According to a plaque on the outside of the building, it was built in 1577 and was the first insane asylum in the New World.
The museum is very small with just two rooms for exhibits, and descriptions are entirely in Spanish. But there is a lot of interesting information about the production of pulque, its history, and the proliferation and decline of "pulquerías"
When a maguey plant is twelve years old, a sap known as "aguamiel" (honey water) collects within the center of the plant. The plant is cut open and the liquid is collected. Traditionally it was sucked up in a hollow gourd.
According to mythology, pulque was first produced during the era of the Toltec civilization.
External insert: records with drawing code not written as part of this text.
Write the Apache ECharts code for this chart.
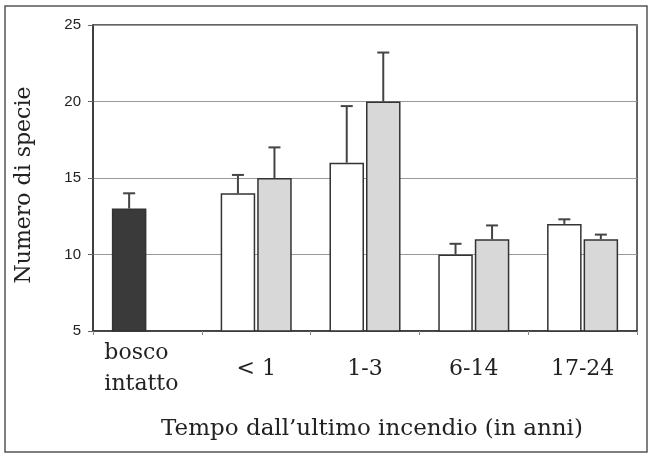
<!DOCTYPE html>
<html>
<head>
<meta charset="utf-8">
<script src="https://cdn.jsdelivr.net/npm/echarts@6/dist/echarts.min.js"></script>
<style>
html,body{margin:0;padding:0;background:#fff;}
#chart{width:649px;height:454px;}
</style>
</head>
<body>
<div id="chart"></div>
<script>
const categories = ['bosco\nintatto', '< 1', '1-3', '6-14', '17-24'];
const seriesA = [13, 14, 16, 10, 12];      // first bar (dark for bosco intatto, white otherwise)
const seriesB = [null, 15, 20, 11, 11];    // second bar (grey)
const errTopA = [14, 15.2, 19.7, 10.7, 12.3];
const errTopB = [null, 17, 23.2, 11.9, 11.3];
const yMin = 5, yMax = 25, yStep = 5;

const CAT_GAP = 0.347, BAR_GAP = 0.058;

const barDataA = seriesA.map((v, i) => i === 0
  ? { value: v, itemStyle: { color: '#3a3a3a' } }
  : { value: v });

const errData = [];
seriesA.forEach((v, i) => { if (v != null && errTopA[i] != null) errData.push([i, v, errTopA[i], 0]); });
seriesB.forEach((v, i) => { if (v != null && errTopB[i] != null) errData.push([i, v, errTopB[i], 1]); });

const serif = 'DejaVu Serif';
const labFont = { color: '#222', fontFamily: serif, fontSize: 22, lineHeight: 31 };
const chart = echarts.init(document.getElementById('chart'));
chart.setOption({
  animation: false,
  backgroundColor: '#fff',
  grid: { left: 93, right: 12, top: 25, bottom: 123, show: true, borderColor: '#333', borderWidth: 1.5, backgroundColor: 'transparent' },
  graphic: [{
    type: 'rect', shape: { x: 5, y: 6, width: 642, height: 446 },
    style: { fill: 'none', stroke: '#555', lineWidth: 1.5 }, silent: true, z: -1
  }],
  xAxis: {
    type: 'category', data: categories,
    axisLine: { lineStyle: { color: '#333', width: 1.5 } },
    axisTick: { show: true, length: 4, lineStyle: { color: '#888' } },
    axisLabel: {
      color: '#222', fontFamily: serif, fontSize: 22, lineHeight: 31, margin: 38, verticalAlign: 'middle', interval: 0,
      formatter: function (v, i) {
        if (i === 0) {
          const parts = v.split('\n');
          return '{b|' + parts[0] + '}\n{c|' + parts[1] + '}';
        }
        return v;
      },
      rich: {
        b: Object.assign({ padding: [0, 22, 0, 0] }, labFont),
        c: Object.assign({ padding: [0, 12, 0, 0] }, labFont)
      }
    },
    name: 'Tempo dall\u2019ultimo incendio (in anni)',
    nameLocation: 'middle', nameGap: 87,
    nameTextStyle: { color: '#222', fontFamily: serif, fontSize: 23, padding: [0, 0, 0, 14] }
  },
  yAxis: {
    type: 'value', min: yMin, max: yMax, interval: yStep,
    axisLine: { show: true, lineStyle: { color: '#333', width: 1.5 } },
    axisTick: { show: true, length: 5, lineStyle: { color: '#666' } },
    axisLabel: { color: '#222', fontFamily: 'Liberation Sans', fontSize: 15, margin: 12 },
    splitLine: { show: true, lineStyle: { color: '#999', width: 1 } },
    name: 'Numero di specie', nameLocation: 'middle', nameGap: 58,
    nameTextStyle: { color: '#222', fontFamily: serif, fontSize: 22, padding: [0, 14, 0, 0] }
  },
  series: [
    {
      type: 'bar', data: barDataA, barGap: (BAR_GAP * 100) + '%', barCategoryGap: (CAT_GAP * 100) + '%',
      itemStyle: { color: '#fff', borderColor: '#333', borderWidth: 1.5 }
    },
    {
      type: 'bar', data: seriesB,
      itemStyle: { color: '#d8d8d8', borderColor: '#333', borderWidth: 1.5 }
    },
    {
      type: 'custom', data: errData, z: 3,
      renderItem: function (params, api) {
        const idx = api.value(0), lo = api.value(1), hi = api.value(2), which = api.value(3);
        const w = api.size([1, 0])[0];
        const bw = (w * (1 - CAT_GAP)) / (2 + BAR_GAP);
        const off = (bw * (1 + BAR_GAP)) / 2 * (which === 0 ? -1 : 1);
        const p0 = api.coord([idx, lo]);
        const p1 = api.coord([idx, hi]);
        const x = p0[0] + off;
        const st = { stroke: '#444', lineWidth: 2 };
        return {
          type: 'group', children: [
            { type: 'line', shape: { x1: x, y1: p0[1], x2: x, y2: p1[1] }, style: st },
            { type: 'line', shape: { x1: x - 6, y1: p1[1], x2: x + 6, y2: p1[1] }, style: st }
          ]
        };
      }
    }
  ]
});
</script>
</body>
</html>
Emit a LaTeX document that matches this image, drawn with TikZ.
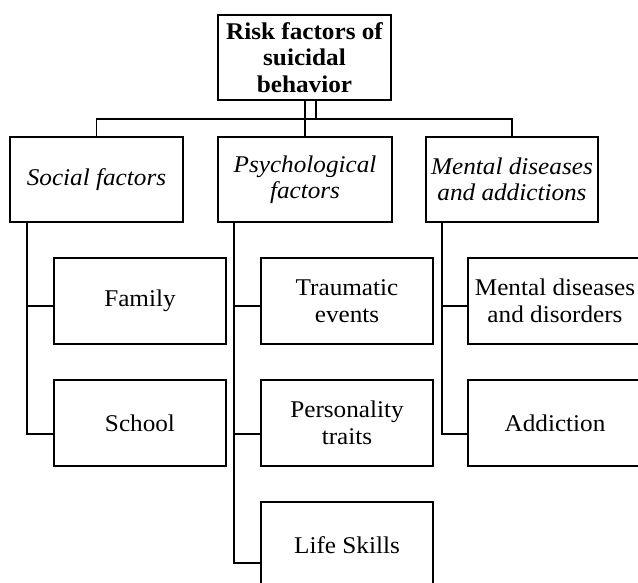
\documentclass[tikz,border=0pt]{standalone}
\usepackage{fontspec}
\setmainfont{Liberation Serif}[FakeStretch=1.05]
\begin{document}
\begin{tikzpicture}[x=1pt,y=-1pt,
  box/.style={draw=black,line width=1.8pt,fill=white,inner sep=0pt,align=center,
    font=\fontsize{24}{26.5}\selectfont},
  w172/.style={minimum width=172pt,minimum height=86pt},
  conn/.style={draw=black,line width=1.8pt}]
\useasboundingbox[fill=white] (0,0) rectangle (638,583);
% level 0
\node[box,minimum width=173pt,minimum height=85pt,font=\fontsize{24}{26.5}\selectfont\bfseries] (top) at (304.5,57.5) {Risk factors of\\suicidal\\behavior};
% level 1
\node[box,minimum width=173pt,minimum height=85pt,font=\fontsize{24}{26.5}\selectfont\itshape] (social) at (96.5,179.5) {Social factors};
\node[box,minimum width=174pt,minimum height=85pt,font=\fontsize{24}{26.5}\selectfont\itshape] (psych) at (305,179.5) {Psychological\\factors};
\node[box,minimum width=172pt,minimum height=85pt,font=\fontsize{24}{26.5}\selectfont\itshape] (mental) at (512,179.5) {Mental diseases\\and addictions};
% level 2
\node[box,w172] (family) at (140,301) {Family};
\node[box,w172] (school) at (140,423) {School};
\node[box,w172] (trauma) at (347,301) {Traumatic\\events};
\node[box,w172] (person) at (347,423) {Personality\\traits};
\node[box,w172] (life) at (347,545) {Life Skills};
\node[box,minimum width=174pt,minimum height=86pt] (mdd) at (555,301) {Mental diseases\\and disorders};
\node[box,minimum width=174pt,minimum height=86pt] (addict) at (555,423) {Addiction};
% top connectors
\coordinate (bar) at (304,119);
\coordinate (j2) at (316,119);
\draw[conn] (social.north) |- (bar) -| (mental.north);
\draw[conn] (top.south -| psych.north) -- (psych.north);
\draw[conn] (top.south -| j2) -- (j2);
% social branch
\draw[conn] ([xshift=18pt]social.south west) |- ([yshift=-11pt]school.west);
\draw[conn] ([yshift=-5pt]family.west) -- ++(-26,0);
% psych branch
\draw[conn] ([xshift=17pt]psych.south west) |- ([yshift=-18pt]life.west);
\draw[conn] ([yshift=-5pt]trauma.west) -- ++(-26,0);
\draw[conn] ([yshift=-11pt]person.west) -- ++(-26,0);
% mental branch
\draw[conn] ([xshift=17pt]mental.south west) |- ([yshift=-11pt]addict.west);
\draw[conn] ([yshift=-5pt]mdd.west) -- ++(-25,0);
\end{tikzpicture}
\end{document}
However there is archaeological evidence that pulque dates from centuries before that time. The beverage was generally used in rituals. Priests drank pulque prior to performing human sacrifices, and the victims would also be given the drink to lessen their suffering. Women would also be given pulque during childbirth. (There is actually scientific research that indicates that it is beneficial during pregnancy and breastfeeding.)
After the Spanish conquest, pulque was no longer reserved for ritual use, and its consumption became much more common. By the late 19th century pulque constituted over 90% of all beverages consumed in Mexico. "Pulquerías" flourished in Mexico City. The cultivation of maguey and the production of pulque brought enormous wealth to the owners of large haciendas in central Mexico.
The 20th century saw the decline of pulque consumption. The Mexican Revolution resulted in the break up of the large haciendas where the beverage was produced. Beer gained in popularity, and pulque was viewed as "low class" and the "pulquerías" as dens of iniquity. The beer companies spread the false rumor that bags of feces were placed in the vats of "aguamiel" to speed up the fermentation process.
In recent years, however, pulque has seen a small renaissance. There is a "back-to-your-Mexican-roots" movement which has made the drink trendy in some quarters.
After visiting the museum I went downstairs to the "pulquería". The admission ticket to the museum includes a small sample of pulque.
Today pulque is often flavored with different fruits. What I sampled contained the tropical fruit "guanábana". There was a yeasty, beer-like flavor to the drink, and I do not care for beer. However the fruit flavor made it much more palatable. I honestly would not be adverse to trying pulque again.